The process has many names such as marbled, ice wash, or frosted.

It was a type of chemical bleaching that breaks down the jean’s fibers which lead to the faded and bleached look. To achieve the look, the jeans would be washed repeatedly with porous stones and chemicals until they achieve the perfect distressed appearance.

Early examples of acid washed denim include the style that was worn during the 1960’s by surfers in California. Their denim would be bleached naturally by the salt water of the beach which caused the clothing to have a worn and lived-in appearance.

It was also very common for jeans to be faded naturally by the sun. It would take a long time to attain this look naturally, so some surfers would speed up the process by soaking their jeans in diluted bleach and add in some sand.


Cavaricci was the largest distributor of acid wash jeans in the U.S. during the eighties.

Once they were introduced, all types of fashion variations were available from stone wash denim jackets to skirts and shorts. You could even find acid wash socks, canvas sneakers and hair scrunchies with the signature look.

While the style was a big hit with kids and teens at the time, parents were not always thrilled to pay out big bucks for a brand-new pair of jeans that appeared to be worn out and beaten.

Soon after the concept became a hit, those who loved acid wash jeans also began to tear and shred the material giving their jeans a look that was even more distressed than before.

Eventually the fashion industry caught on to the trend and started selling acid wash jeans for men or women with torn knees and legs, that were still just as expensive as ordinary jeans.

And it wasn’t long before acid wash accessories such as denim purses, as well as other clothing items like winter coats, skirts, tapered pants and tight jeans.


Image via Etsy

You can create your own pair of acid washed jeans in just a few simple steps. To do this, you will need a pumice stone, chlorine, sodium bisulfite, and a washer and dryer.

First, soak the pumice stone in the chlorine and place any pair of jeans along with the stone in a washer. Be sure to avoid all fumes while the washer is going. Check on the jeans after about 15 minutes of washing.

The process usually takes around 25 minutes. However, you don’t want to overdo it and end up destroying your jeans. Therefore, you should check to see how the jeans look after 15 minutes and if you desire more fading proceed to 25 minutes. It’s a good idea to check every 10 minutes to achieve the right look.

Once you have obtained the perfect look, it’s time to rewash.

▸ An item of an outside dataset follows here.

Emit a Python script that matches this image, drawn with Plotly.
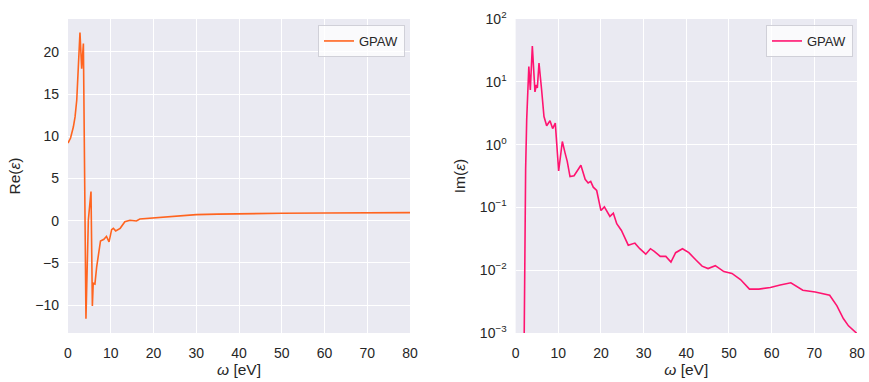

Make sure the washer is clean before adding the antichlor or sodium bisulfite to the water. Allow the jeans to wash for five minutes. This will remove any chlorine from the fabric that was left behind. Continue washing for five more minutes to remove any grit left behind by the pumice stone. Then place the jeans in a high-powered dryer until they are completely dry.


Whether you loved or despised the look of distressed, faded jeans, the look that was so popular 30 years ago is now making a comeback. Fortunately, we now have a variety of styles to choose from that can help bring this 80’s fashion into the new millennium.